In 2001, sequencing one person’s genome cost a whopping $100 million.And a genome sequencing factory would actually cover the length and breadth of a factory floor, said Dr Warren Kaplan, the Chief of Informatics at the Garvan Institute and the Kinghorn Centre for Clinical Genomics, speaking at CeBIT 2016.Now, with the Illumina HiSeq X-Ten, ten machines with the capacity to sequence 150 genomes every 3 days, it now costs only $1000, making genome sequencing a much more accessible diagnostic tool for doctors and patients.

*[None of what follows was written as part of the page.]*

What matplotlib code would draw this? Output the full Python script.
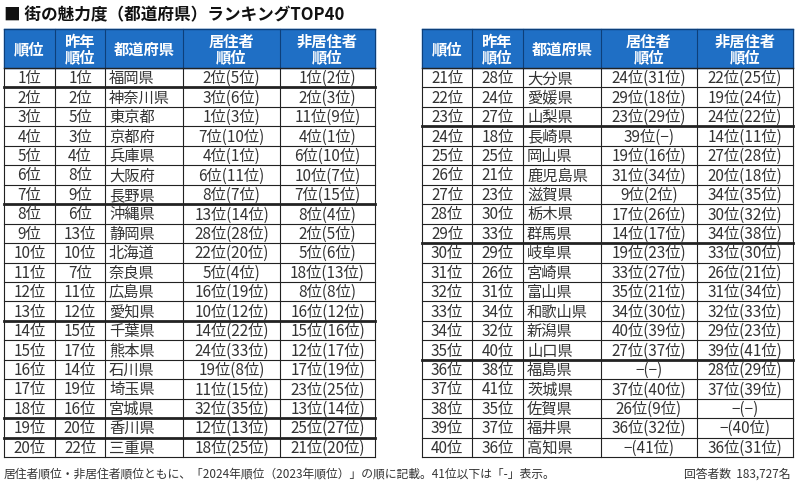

But with each genome generating over 100 Gigabytes of data, this creates an astounding amount of data – more than 5 Terabytes a day. This is a goldmine of information for medical professionals – genomes are essentially the source code of what defines us, and can be used to provide valuable insights into many areas of medicine. To give just a few examples, this information has helped increase the percentage of correct diagnosis in the area of inherited diseases from 5% to 50%. It has been fundamental in advances in pharmacogenomics, which may eventually allow doctors to prescribe personalised medicine based on our genetics. It has also provided lots of new information into cancer and the mutations that can be seen in various types of cancers.
However, data storage and computing capacity have not been progressing at the same rate as sequencing has been improving, meaning creative solutions have to make up for this gap. One such solution is DreamLab, a free app created by Garvan Institute in collaboration with Vodafone, which uses the processing power of idle smartphones to help crunch huge sets of data for cancer research.
It also becomes imperative to find ways to store and share such large amounts of data, in order that it can be used most effectively, said Kaplan. One such initiative was the establishment of the Global Alliance for Genomics and Health, which was set up to find responsible ways of sharing genomic data among hundreds of institutions worldwide. Researchers at the University of California in Berkley have also put out a white paper proposing the creation of a ‘Million Cancer Genome Warehouse’, a large-scale information commons for cancer genomic data. Eventually, Kaplan hopes, it will become possible to select patients from variant databases and use querying to isolate genomic data of interest, and then compare that data to electronic health records, placing even more information at the tip of researchers’ fingers.
Genomics is not only at the forefront of medical research, but also the processing and storage of big data, and other industries could learn many lessons about finding creative ways to compute data, as well as collaborating to enable data sharing so that we make the most of the data that is being collected.